Published on March 21, 2020

Cheyenne – American Farm Bureau Federation (AFBF) Managing Director of Public Policy Ryan Yates provided attendees of the annual Wyoming Farm Bureau Federation Young Farmers and Ranchers Conferences an update on the happenings in Washington D.C. as well as an overview of the role of AFBF in Washington, D.C. 

            Yates is a native of California with a deep-rooted background in agriculture. He has a degree in agriculture business from California Polytechnic State University-San Luis Obispo. 

            “I got really involved in natural resource policy when I started working for the House Natural Resource Committee,” he said. “There, I worked on a number of issues including forestry, land use and wildlife.” 

            “I have been working on these issues for far too long. They are great issues and are of great importance to the people of Wyoming and the West,” Yates said. “At AFBF, we have eight full-time lobbyists who work tirelessly on the many issues that affect farmers and ranchers every day.” 

            Yates noted these issues include water issues, tax policy, wildlife issues and farm policy, among others. 

            “These are issues that affect farmers and ranchers every day. Unfortunately, there are members of Congress who are unfamiliar with these issues and put their hands in things they shouldn’t,” he explained. “Our lobbyists do their very best to keep these members of Congress straight and educated on the issues affecting farmers and ranchers.” 

State of affairs

            “To start, Washington, D.C. is a very weird town,” Yates noted. “There are people from all over the country trying to pedal ideas, half of which aren’t very good.” 
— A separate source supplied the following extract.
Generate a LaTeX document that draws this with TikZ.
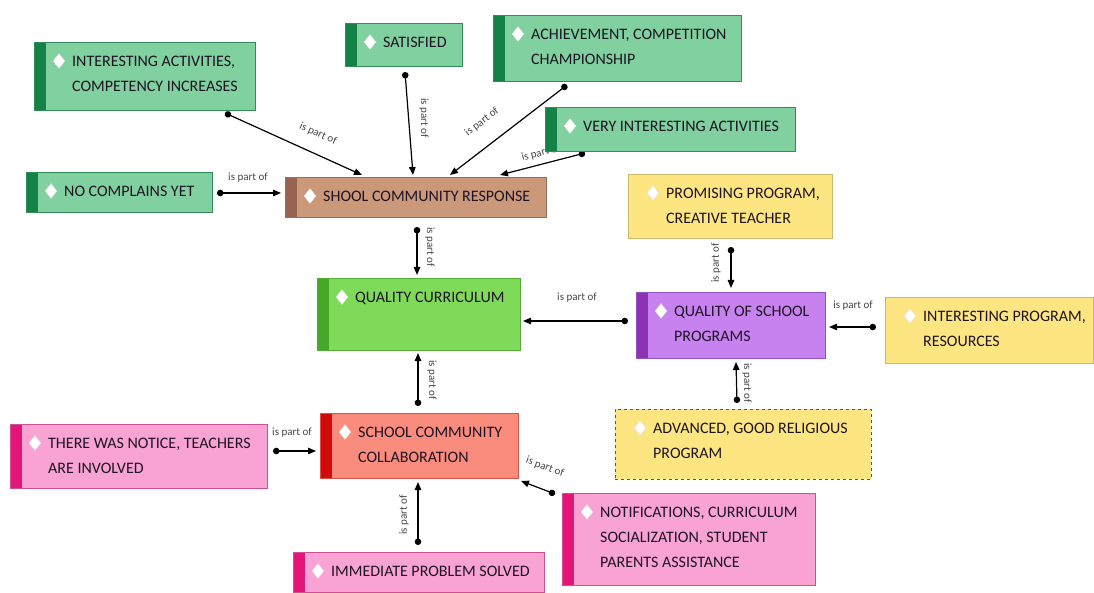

            He continued, “There are also more attorneys per capita than anywhere else in the country. So, what that means for us is there are a lot of people in D.C. with the potential to directly impact our business with something as small as a minor change in definition.” 

            “Small things can have large consequences,” said Yates. “Our job is to work in a variety of areas to affect change and advocate of behalf of the agriculture community.” 

            “I’ll be the first one to say we have had a really great run with this administration,” he said. “We have had more access in this administration than we ever did with Obama or even the Bush administration.”

            He continued, “While Bush was great to work with, Trump really understands the importance of rural issues, even though he may not really understand the issues themselves. He values rural America.”

            Yates applauded the placement of people with agriculture backgrounds into leadership, such as Sonny Perdue, who is one of only a handful of Secretaries of Agriculture who is an actual farmer.

            “Sonny does a really great job and I appreciate having someone who has actually been involved with production agriculture,” he said. “I also think David Bernhardt at the head of the Department of the Interior and Andrew Wheeler leading the Environmental Protection Agency have been great choices for Trump.”

            “We are really in a great place right now, and I can’t speak highly enough of the level of access we have with this administration,” he said. “I won’t say we agree with everything they do, but for all intents and purposes, we are feeling very good about whereAFBF stands on the regulatory front.” 

Congress 

            “I think we all know the general state of Congress at the moment,” Yates joked. “But here in Wyoming, the citizens are blessed with a great delegation, full of great people.” 

            He continued, “I absolutely cannot speak highly enough of the Wyoming delegation. They are great people and we need to keep sending people like that to Congress. The trouble is, they are less than a fraction of one percent of the 535 members of Congress.” 

            “This is where organizations like Farm Bureau are so important,” he explained. “We have the ability to work with delegations from other states to push forward issues. We can carry our message regionally.” 

            “Though we may always be outnumbered by other state delegations like California, states such as Utah, Idaho, Colorado and New Mexico share a lot of the same issues as Wyoming,” he noted. “Our ability to work with state and county Farm Bureaus, as well as congressional delegations is the way we can promote change and get Congress to do what we want.”